2010年04月07日(水)池田まき子著『木の声が聞こえますか』日本初の女性樹木医 塚本こなみ物語
岩崎書店より出版されます。
著者<池田まき子プロフィール>
1958年秋田県生まれ。児童書ノンフィクション作家。
雑誌の編集者を経て、1988年留学のためオーストラリアへ渡って以来、 首都キャンベラ市に在住。
主な著書に「命の教室 動物管理センターからのメッセージ」「夢をあきらめない 全盲のランナー・高橋勇市物語」(以上、岩崎書店)、「サケと『浅井っ子』のふるさと物語」(汐文社)、「こころ飛ぶ、いのち駆ける。盲目の馬・タカラコスモス物語」(主婦と生活社)、「地震の村で待っていた猫のチボとハル」(ハート出版)などがある。
<新刊の目次紹介>
「木の声が聞こえますか 日本初の女性樹木医・塚本こなみ物語」
はじめに
01 人々を魅了する大藤
02 大藤との出会い
03 女性で初めての樹木医に
04 よみがえった古木
05 引っ越しの準備
06 職人さんたちの協力
07 大がかりな引っ越し作業
08 二十キロの大移動
09 「大藤の花が咲いた!」
10 樹木医の務め
11 樹齢千年のモッコクの伐採
12 神が宿る樹木
13 生かされていることへの感謝
14 自然とのつながり
15 「藤を究める」ということ
16 大藤を後世へ
樹木医・塚本こなみさんからのメッセージ
おわりに

あなたには木の声が聞こえますか?
「木は生きている」「木にも命がある」ーーだれもが知っていることです。
けれども、人間と同じように、木にも心があることを知っていますか。
私たちが優しく接すれば、それに応えてくれることを知っていますか。
「木は大切にしなければならない」ーーだれもが知っていることです。
けれども、木を大切にするとは、どういうことでしょうか。
どうすれば、木を長生きさせることができるのでしょうか。
どうしたら、私たちは木を守っていけるのでしょうか。
木も人間と同じように、病気をしたり傷ついたりします。 けれども人間と違って、病気の痛みや苦しみを言葉で訴えることはできません。
そのような木と向き合い、木の心に寄り添って診断をしたり治療したりする「木のお医者さん」がいます。
塚本こなみさんは、女性で初めてその資格が認められた樹木医さんです。
古木の治療や、樹木をほかの場所に植え換える移植を全国各地で数多く手がけ、弱った木々を何度もよみがえらせてきました。
中でも、栃木県足利市にある「あしかがフラワーパーク」の大藤は、移植することは不可能とされていたものを、塚本さんが二年がかりで取り組み、成功させたことで知られています。樹齢百四十年の大藤は、移植から十四年経った今も、その樹勢は衰えることなく、たくさんの人々を魅了しつづけています。

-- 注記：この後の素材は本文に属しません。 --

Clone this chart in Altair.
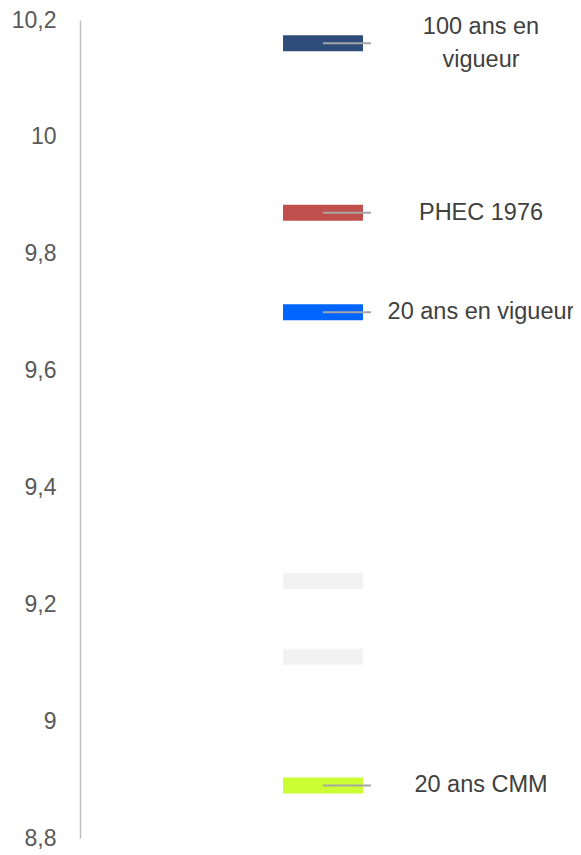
import altair as alt
import pandas as pd

# Data
series = ["100 ans en vigueur", "PHEC 1976", "20 ans en vigueur", "gris 1", "gris 2", "20 ans CMM"]
values = [10.16, 9.87, 9.70, 9.24, 9.11, 8.89]
labels = ["100 ans en\nvigueur", "PHEC 1976", "20 ans en vigueur", "", "", "20 ans CMM"]
colors = ["#2E4D7B", "#C0504D", "#0066FF", "#F2F2F2", "#F2F2F2", "#CCFF33"]
y_ticks = [8.8, 9.0, 9.2, 9.4, 9.6, 9.8, 10.0, 10.2]

# Layout / style constants (x-scale units == pixels of plot area)
W, H = 483, 818
BAR_X = 243
LEADER_X1, LEADER_X2 = 243, 291
LABEL_X = 401
LINE_H = 33

df = pd.DataFrame({"serie": series, "valeur": values, "label": labels, "couleur": colors})
df["bx"] = BAR_X
df["lx1"] = LEADER_X1
df["lx2"] = LEADER_X2
df["tx"] = LABEL_X
lab = df[df["label"] != ""]
lab1 = lab[~lab["label"].str.contains("\n")]
lab2 = lab[lab["label"].str.contains("\n")]

xs = alt.Scale(domain=[0, W], range=[0, W])
ys = alt.Scale(domain=[8.8, 10.2], nice=False, zero=False)

yaxis = alt.Axis(
    values=y_ticks,
    labelExpr="replace(format(datum.value, '.1~f'), '.', ',')",
    grid=False, ticks=False, tickSize=0, labelPadding=24,
    domainColor="#BFBFBF", domainWidth=1.5,
    labelColor="#595959", labelFontSize=23, labelFont="Liberation Sans",
    title=None, labelOverlap=False,
)

base = alt.Chart(df)

bars = base.mark_tick(orient="horizontal", size=80, thickness=16, opacity=1).encode(
    x=alt.X("bx:Q", scale=xs, axis=None),
    y=alt.Y("valeur:Q", scale=ys, axis=yaxis),
    color=alt.Color("couleur:N", scale=None),
)

leaders = alt.Chart(lab).mark_rule(color="#A6A6A6", strokeWidth=2).encode(
    x=alt.X("lx1:Q", scale=xs, axis=None),
    x2="lx2:Q",
    y=alt.Y("valeur:Q", scale=ys),
)

text_style = dict(align="center", baseline="middle", lineBreak="\n", lineHeight=LINE_H,
                  font="Liberation Sans", fontSize=23.5, color="#404040")

texts1 = alt.Chart(lab1).mark_text(**text_style).encode(
    x=alt.X("tx:Q", scale=xs, axis=None),
    y=alt.Y("valeur:Q", scale=ys),
    text="label:N",
)
texts2 = alt.Chart(lab2).mark_text(dy=-LINE_H / 2, **text_style).encode(
    x=alt.X("tx:Q", scale=xs, axis=None),
    y=alt.Y("valeur:Q", scale=ys),
    text="label:N",
)

chart = alt.layer(bars, leaders, texts1, texts2).properties(
    width=W, height=H,
    autosize=alt.AutoSizeParams(type="none"),
    padding={"left": 72, "top": 12, "right": 10, "bottom": 14},
).configure_view(strokeWidth=0)

chart.save("out.html", embed_options={"renderer": "svg", "actions": False})
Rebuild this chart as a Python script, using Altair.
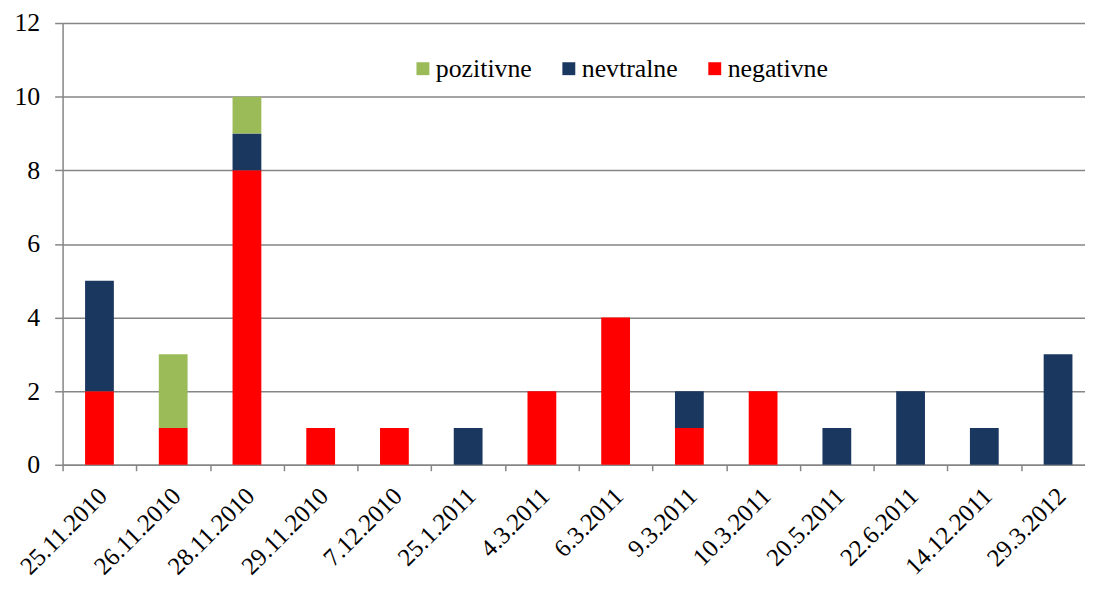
import altair as alt
import pandas as pd

dates = ["25.11.2010", "26.11.2010", "28.11.2010", "29.11.2010", "7.12.2010",
         "25.1.2011", "4.3.2011", "6.3.2011", "9.3.2011", "10.3.2011",
         "20.5.2011", "22.6.2011", "14.12.2011", "29.3.2012"]
negativne = [2, 1, 8, 1, 1, 0, 2, 4, 1, 2, 0, 0, 0, 0]
nevtralne = [3, 0, 1, 0, 0, 1, 0, 0, 1, 0, 1, 2, 1, 3]
pozitivne = [0, 2, 1, 0, 0, 0, 0, 0, 0, 0, 0, 0, 0, 0]

series_names = ["pozitivne", "nevtralne", "negativne"]
series_colors = ["#9BBB59", "#1A3760", "#FF0000"]
stack_order = {"negativne": 0, "nevtralne": 1, "pozitivne": 2}

rows = []
for name, vals in [("negativne", negativne), ("nevtralne", nevtralne), ("pozitivne", pozitivne)]:
    for d, v in zip(dates, vals):
        rows.append({"datum": d, "serija": name, "vrednost": v, "red": stack_order[name]})
df = pd.DataFrame(rows)

FONT = "Liberation Serif"
step = 1040 / 14

chart = alt.Chart(df).mark_bar(size=29).encode(
    x=alt.X("datum:N", sort=dates, title=None,
            scale=alt.Scale(range=[0, 1040]),
            axis=alt.Axis(labelAngle=-45, labelAlign="right", labelBaseline="middle",
                          labelFontSize=25, labelFont=FONT, labelColor="black",
                          labelPadding=21, tickSize=6, tickColor="#868686", tickWidth=1.5,
                          domainColor="#868686", domainWidth=1.5,
                          tickOffset=-step / 2, labelOffset=step / 2 + 3, labelOverlap=False)),
    y=alt.Y("vrednost:Q", stack="zero", title=None,
            scale=alt.Scale(domain=[0, 12], nice=False),
            axis=alt.Axis(values=[0, 2, 4, 6, 8, 10, 12], labelFontSize=26, labelFont=FONT,
                          labelColor="black", labelPadding=15, tickSize=8,
                          tickColor="#868686", tickWidth=1.5, domainColor="#868686",
                          domainWidth=1.5, gridColor="#868686", gridWidth=1.5)),
    color=alt.Color("serija:N", scale=alt.Scale(domain=series_names, range=series_colors),
                    legend=alt.Legend(title=None, orient="none", direction="horizontal",
                                      legendX=350, legendY=33, symbolType="square",
                                      symbolSize=169, symbolStrokeWidth=0,
                                      labelFontSize=26, labelFont=FONT, labelColor="black",
                                      labelOffset=0, columnPadding=24, padding=0)),
    order=alt.Order("red:Q", sort="ascending"),
).properties(
    width=1030, height=445,
    autosize=alt.AutoSizeParams(type="none"),
    padding={"left": 55, "top": 13, "right": 0, "bottom": 120},
).configure(font=FONT).configure_view(stroke=None)

chart.save("out.html", embed_options={"renderer": "svg", "actions": False})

塚本さんは樹齢が五百年、千年という古木や巨樹と出会って畏敬の念をいだくようになり、自然に対して謙虚になる姿勢を学びました。
そして、木の治療をするだけではなく、人間と木々との関わりや、人間と自然とのつながりについてのメッセージを多くの人に伝えていくことも、樹木医の務めではないかと思うようになりました。
樹木医さんからのメッセージーーそれは、そのまま木々が発した声であり、大いなる自然からの教えであると言えるのではないでしょうか。
私たち人間が自然に対してどうあるべきか、さらに、私たちがどのように生きていくべきかを考えていくうえでの道しるべとなるにちがいありません。